After a six-year stint in private equity with Ion Equity, during which he worked with Topaz and also Pillo Hotels, Crowley met his old mucker and neighbour McCann one day for a pint in the Leopardstown Inn, and agreed to join Dalata, which McCann had founded in 2007. They saw an opportunity to snap up assets in the wake of the crash and quickly build a hotel company of scale. It floated on the stock market in 2014.

“From then on, the idea was to buy as many distressed assets as we could. There was a window of opportunity that would only last so long.” Dalata is still growing.

It is likely to be 2023 or 2024 before the sector fully recovers from the pandemic and, even then, Crowley says consumer behaviour may differ somewhat from how it was before. But essentially, he believes, people will always want to travel and stay in hotels, and corporate travel will bounce back because people are “sick of Zoom”.

International travel

Any return of international travel will see an immediate bounce in the moribund Dublin market, he says. And Dalata’s regional hotels are set for a busy summer with domestic holidaymakers.

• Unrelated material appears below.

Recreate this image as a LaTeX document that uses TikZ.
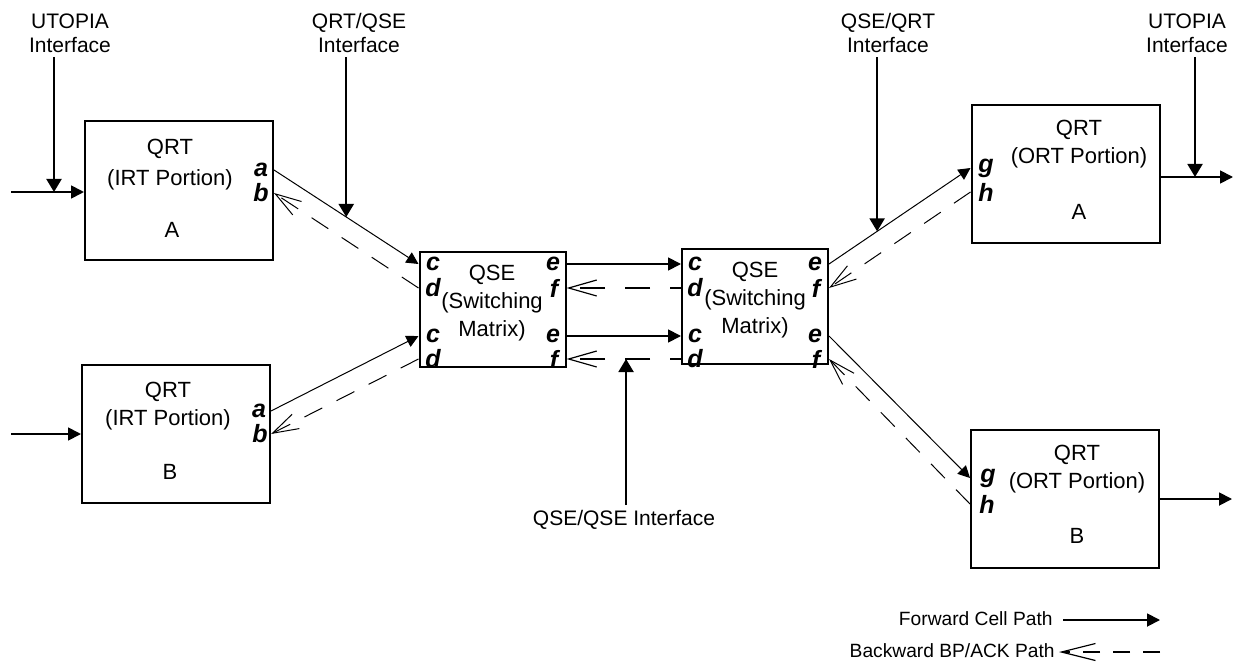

The group was among the bidders recently for the State’s mandatory hotel quarantines (MHQ) contract for isolating incoming travellers from many countries. It only wanted to do the hotel component of the contract, preferring to leave security and transport to others. The Government wanted a single operator for the lot, so the contract went to Tifco instead.

“MHQ is a tough one. We’re used to taking care of people who want to stay with us. You have to change your whole way of service for MHQ because people arrive and they don’t want to stay with you, understandably.”

Towards the end of the conversation, just as Crowley is contemplating how the handover from McCann will pan out, there is a knock at the door. Speak of the devil. It is McCann, avuncular as ever. He confirms his last day at Dalata will be Christmas Eve, when he intends to operate the switchboard, as he does every year on that day.

He also brings Crowley the good news that Liverpool football club manager Jurgen Klopp left chocolates for the staff at the group’s Clayton property in Birmingham after the team stayed there following a recent match against West Bromwich Albion.

Crowley is a huge Liverpool fan. Merseyside is listed on Dalata’s development plan for a new 260-bedroom Maldron hotel. Crowley will surely enjoy the opening of that one, whenever it happens. Perhaps he will even try to speed it up. There must be some fringe benefits to taking over the top job.